> _REQUIRED TASK_
Each line from the line with "Reproduce this chart with Bokeh." to the line with "normal_marked = [False, True, True, False, False, True, True]", inclusive, is to be repeated exactly; no other line and no picture belongs in the copy.

> _DATA LISTING_
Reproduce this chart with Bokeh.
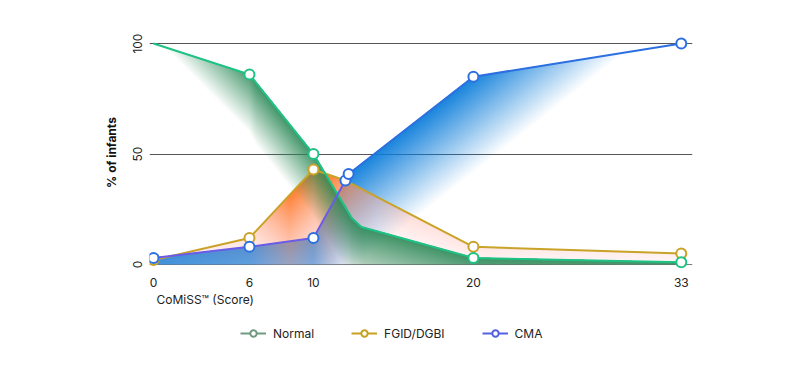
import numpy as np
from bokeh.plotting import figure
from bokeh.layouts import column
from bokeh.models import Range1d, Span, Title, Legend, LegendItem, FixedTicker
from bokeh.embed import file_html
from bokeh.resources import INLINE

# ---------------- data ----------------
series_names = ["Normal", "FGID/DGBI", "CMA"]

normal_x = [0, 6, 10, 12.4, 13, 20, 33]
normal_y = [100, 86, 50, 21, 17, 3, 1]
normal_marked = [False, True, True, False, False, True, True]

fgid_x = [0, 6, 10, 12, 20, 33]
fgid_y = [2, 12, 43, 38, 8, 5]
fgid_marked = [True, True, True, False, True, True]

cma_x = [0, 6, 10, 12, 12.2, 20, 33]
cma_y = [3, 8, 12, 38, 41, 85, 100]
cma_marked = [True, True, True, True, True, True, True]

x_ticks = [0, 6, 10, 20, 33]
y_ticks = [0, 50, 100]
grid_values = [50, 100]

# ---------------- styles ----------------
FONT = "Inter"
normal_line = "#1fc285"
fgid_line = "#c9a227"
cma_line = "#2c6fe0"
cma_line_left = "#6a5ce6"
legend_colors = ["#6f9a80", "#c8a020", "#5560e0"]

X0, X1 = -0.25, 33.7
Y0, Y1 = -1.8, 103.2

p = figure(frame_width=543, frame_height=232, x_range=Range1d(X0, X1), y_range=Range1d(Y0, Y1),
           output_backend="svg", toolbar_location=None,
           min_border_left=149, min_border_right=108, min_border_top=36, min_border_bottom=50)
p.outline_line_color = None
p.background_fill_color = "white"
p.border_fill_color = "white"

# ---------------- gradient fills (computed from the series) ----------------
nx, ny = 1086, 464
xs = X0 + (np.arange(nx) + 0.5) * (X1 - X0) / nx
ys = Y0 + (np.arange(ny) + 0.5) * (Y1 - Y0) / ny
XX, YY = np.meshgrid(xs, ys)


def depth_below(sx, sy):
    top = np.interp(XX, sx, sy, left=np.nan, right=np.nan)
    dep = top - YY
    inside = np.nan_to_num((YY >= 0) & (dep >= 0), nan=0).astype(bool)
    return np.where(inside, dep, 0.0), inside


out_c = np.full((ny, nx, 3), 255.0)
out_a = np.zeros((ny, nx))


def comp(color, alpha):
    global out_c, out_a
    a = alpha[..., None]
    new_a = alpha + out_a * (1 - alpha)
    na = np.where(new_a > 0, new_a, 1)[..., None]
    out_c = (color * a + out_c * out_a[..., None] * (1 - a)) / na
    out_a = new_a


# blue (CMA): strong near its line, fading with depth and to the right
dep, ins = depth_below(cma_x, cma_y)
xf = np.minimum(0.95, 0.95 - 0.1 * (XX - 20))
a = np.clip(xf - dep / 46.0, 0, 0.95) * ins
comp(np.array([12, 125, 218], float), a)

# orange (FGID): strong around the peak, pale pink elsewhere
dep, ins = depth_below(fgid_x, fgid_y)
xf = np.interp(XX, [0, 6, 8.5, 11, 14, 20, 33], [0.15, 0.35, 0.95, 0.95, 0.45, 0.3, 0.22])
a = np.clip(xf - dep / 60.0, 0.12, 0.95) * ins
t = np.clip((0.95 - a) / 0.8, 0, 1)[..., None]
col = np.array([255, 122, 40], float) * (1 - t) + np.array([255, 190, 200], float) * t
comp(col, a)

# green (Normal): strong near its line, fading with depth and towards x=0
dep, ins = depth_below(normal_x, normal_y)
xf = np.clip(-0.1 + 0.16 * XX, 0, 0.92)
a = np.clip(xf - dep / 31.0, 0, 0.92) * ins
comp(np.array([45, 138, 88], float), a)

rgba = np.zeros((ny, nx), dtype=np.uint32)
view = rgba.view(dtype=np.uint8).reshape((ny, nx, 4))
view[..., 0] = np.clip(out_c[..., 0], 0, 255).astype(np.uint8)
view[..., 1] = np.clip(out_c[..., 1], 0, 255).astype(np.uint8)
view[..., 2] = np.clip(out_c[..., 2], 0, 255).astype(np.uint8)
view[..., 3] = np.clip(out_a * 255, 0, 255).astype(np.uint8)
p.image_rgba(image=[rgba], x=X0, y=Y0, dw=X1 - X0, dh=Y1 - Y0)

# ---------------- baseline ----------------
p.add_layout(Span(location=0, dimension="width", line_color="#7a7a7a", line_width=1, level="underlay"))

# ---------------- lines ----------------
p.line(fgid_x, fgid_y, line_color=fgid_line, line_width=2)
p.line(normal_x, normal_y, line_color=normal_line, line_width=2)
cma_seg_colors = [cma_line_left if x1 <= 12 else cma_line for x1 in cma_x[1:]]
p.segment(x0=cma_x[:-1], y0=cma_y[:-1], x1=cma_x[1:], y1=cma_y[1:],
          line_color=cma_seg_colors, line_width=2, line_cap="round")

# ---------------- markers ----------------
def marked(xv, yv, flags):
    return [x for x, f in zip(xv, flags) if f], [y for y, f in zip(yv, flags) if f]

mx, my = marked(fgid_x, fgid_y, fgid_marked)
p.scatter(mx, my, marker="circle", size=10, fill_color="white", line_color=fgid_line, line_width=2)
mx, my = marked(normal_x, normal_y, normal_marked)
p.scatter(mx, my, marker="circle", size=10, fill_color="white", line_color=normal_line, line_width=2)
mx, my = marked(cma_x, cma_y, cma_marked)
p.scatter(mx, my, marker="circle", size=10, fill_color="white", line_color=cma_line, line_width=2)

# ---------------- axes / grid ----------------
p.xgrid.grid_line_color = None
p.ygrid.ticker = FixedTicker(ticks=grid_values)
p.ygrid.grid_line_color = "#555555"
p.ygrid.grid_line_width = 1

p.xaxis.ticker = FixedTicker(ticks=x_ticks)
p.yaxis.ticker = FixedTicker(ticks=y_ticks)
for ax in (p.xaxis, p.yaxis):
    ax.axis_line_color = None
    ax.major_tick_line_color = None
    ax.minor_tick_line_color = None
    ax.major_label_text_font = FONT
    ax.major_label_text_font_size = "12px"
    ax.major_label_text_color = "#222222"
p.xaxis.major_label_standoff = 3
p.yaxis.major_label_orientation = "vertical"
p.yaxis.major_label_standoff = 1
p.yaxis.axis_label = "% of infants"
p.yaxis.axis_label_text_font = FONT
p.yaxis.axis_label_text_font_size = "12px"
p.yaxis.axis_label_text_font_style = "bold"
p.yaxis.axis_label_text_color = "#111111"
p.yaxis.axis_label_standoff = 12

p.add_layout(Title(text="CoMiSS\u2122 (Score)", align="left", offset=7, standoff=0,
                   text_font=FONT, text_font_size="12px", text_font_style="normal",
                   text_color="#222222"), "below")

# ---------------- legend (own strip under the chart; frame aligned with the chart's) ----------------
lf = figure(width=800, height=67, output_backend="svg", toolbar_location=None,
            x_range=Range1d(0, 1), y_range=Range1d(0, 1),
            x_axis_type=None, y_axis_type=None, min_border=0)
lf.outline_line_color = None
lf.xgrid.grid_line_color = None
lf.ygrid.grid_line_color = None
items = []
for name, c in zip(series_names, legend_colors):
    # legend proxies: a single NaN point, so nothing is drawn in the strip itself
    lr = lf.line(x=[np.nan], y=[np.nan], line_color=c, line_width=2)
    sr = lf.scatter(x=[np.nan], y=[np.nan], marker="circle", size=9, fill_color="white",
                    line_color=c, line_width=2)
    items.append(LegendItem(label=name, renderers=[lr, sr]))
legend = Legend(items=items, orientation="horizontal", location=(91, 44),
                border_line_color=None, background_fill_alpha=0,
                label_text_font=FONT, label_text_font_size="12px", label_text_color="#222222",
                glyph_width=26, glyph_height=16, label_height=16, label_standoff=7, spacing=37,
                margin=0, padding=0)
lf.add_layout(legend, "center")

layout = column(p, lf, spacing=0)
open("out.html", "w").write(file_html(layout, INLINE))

==

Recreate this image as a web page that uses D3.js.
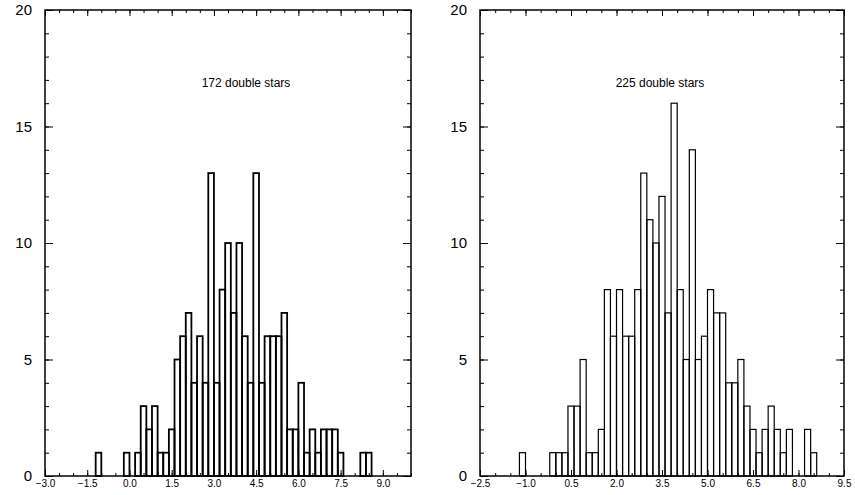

==

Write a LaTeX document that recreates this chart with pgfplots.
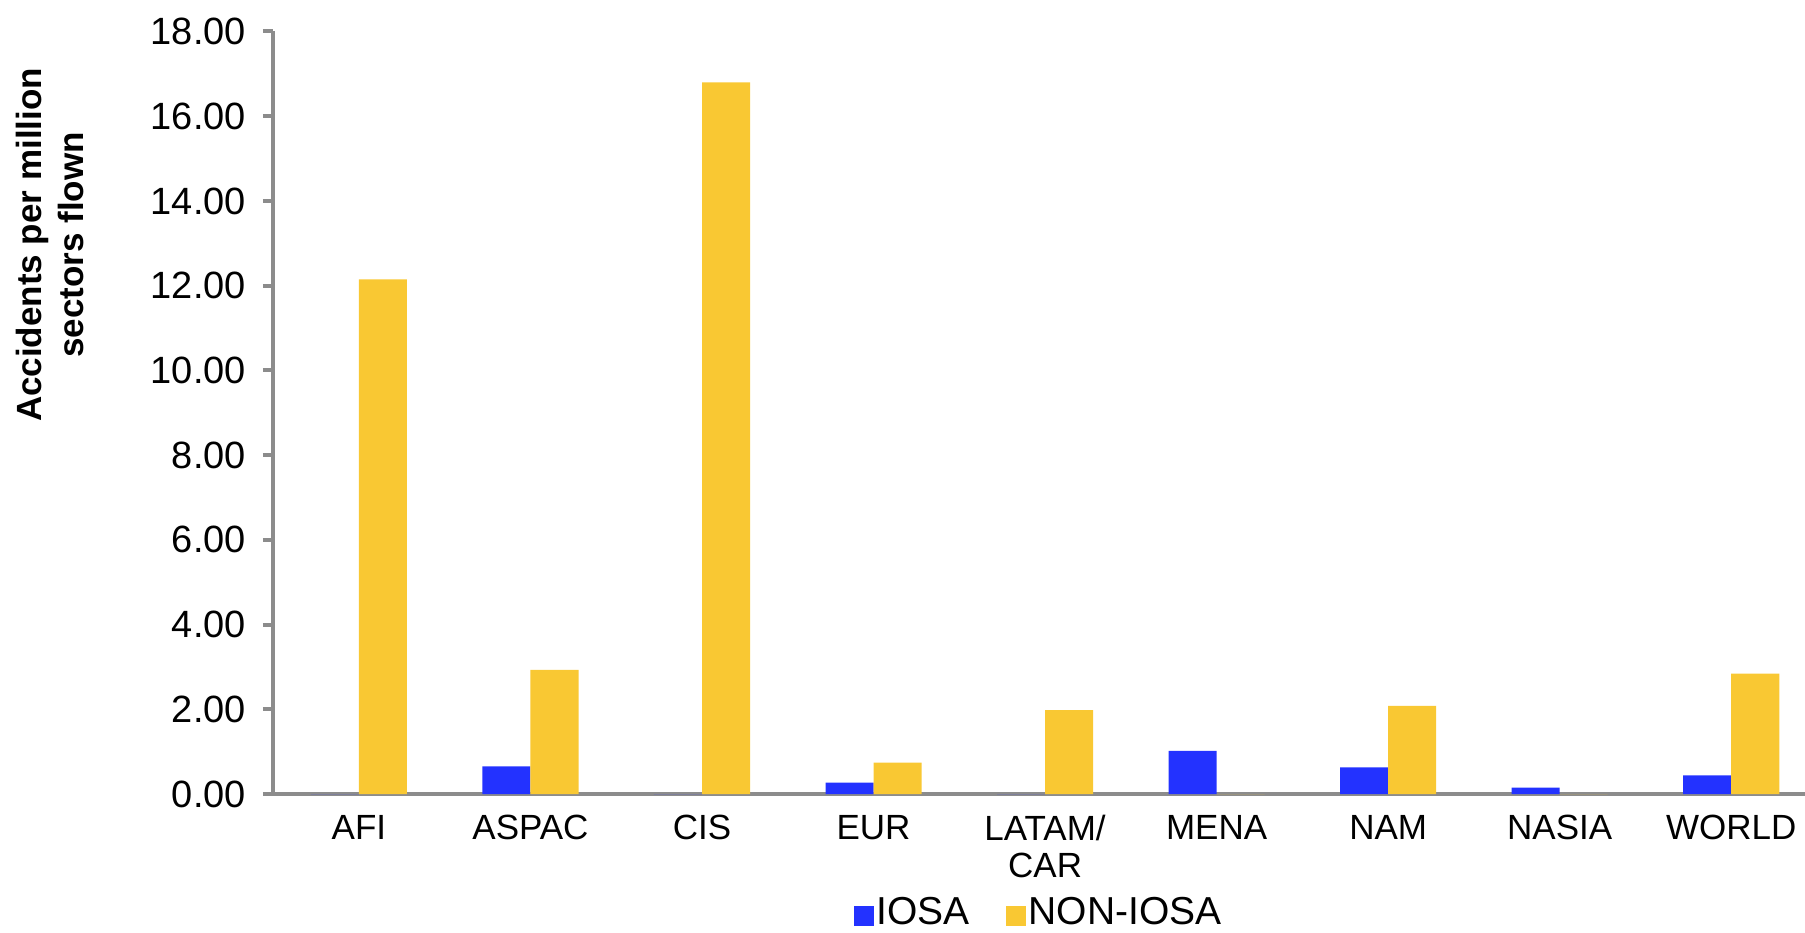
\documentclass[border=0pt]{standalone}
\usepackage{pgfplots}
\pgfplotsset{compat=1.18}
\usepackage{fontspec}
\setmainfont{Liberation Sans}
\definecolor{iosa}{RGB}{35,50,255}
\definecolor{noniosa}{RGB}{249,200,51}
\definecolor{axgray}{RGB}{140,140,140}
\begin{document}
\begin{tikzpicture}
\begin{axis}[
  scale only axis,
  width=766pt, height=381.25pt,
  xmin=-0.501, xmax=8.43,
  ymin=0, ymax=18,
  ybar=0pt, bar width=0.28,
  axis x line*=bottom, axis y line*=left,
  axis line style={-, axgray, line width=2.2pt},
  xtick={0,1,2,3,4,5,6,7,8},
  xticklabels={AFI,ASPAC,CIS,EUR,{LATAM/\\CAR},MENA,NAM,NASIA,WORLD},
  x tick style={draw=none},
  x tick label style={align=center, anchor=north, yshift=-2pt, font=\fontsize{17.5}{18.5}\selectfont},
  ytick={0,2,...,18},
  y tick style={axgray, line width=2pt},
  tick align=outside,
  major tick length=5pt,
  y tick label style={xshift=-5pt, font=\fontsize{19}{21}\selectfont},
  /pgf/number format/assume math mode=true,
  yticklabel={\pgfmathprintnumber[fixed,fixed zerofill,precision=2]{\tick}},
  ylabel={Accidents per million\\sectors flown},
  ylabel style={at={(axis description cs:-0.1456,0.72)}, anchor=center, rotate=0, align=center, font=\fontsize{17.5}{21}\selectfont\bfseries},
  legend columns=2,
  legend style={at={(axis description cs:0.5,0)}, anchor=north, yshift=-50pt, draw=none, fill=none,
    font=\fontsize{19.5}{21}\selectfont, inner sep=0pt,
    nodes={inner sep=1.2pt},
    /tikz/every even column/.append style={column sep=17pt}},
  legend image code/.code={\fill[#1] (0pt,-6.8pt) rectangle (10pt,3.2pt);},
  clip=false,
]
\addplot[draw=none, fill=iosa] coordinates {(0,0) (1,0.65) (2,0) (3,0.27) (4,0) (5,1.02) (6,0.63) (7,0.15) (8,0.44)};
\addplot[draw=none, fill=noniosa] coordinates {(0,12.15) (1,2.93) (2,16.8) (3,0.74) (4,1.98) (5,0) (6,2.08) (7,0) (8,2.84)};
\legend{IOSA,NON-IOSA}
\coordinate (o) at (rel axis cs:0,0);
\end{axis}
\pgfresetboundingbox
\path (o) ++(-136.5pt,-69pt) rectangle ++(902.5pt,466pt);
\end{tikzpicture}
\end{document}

> _RESPONSE TO THIS EXERCISE_
Reproduce this chart with Bokeh.
import numpy as np
from bokeh.plotting import figure
from bokeh.layouts import column
from bokeh.models import Range1d, Span, Title, Legend, LegendItem, FixedTicker
from bokeh.embed import file_html
from bokeh.resources import INLINE

# ---------------- data ----------------
series_names = ["Normal", "FGID/DGBI", "CMA"]

normal_x = [0, 6, 10, 12.4, 13, 20, 33]
normal_y = [100, 86, 50, 21, 17, 3, 1]
normal_marked = [False, True, True, False, False, True, True]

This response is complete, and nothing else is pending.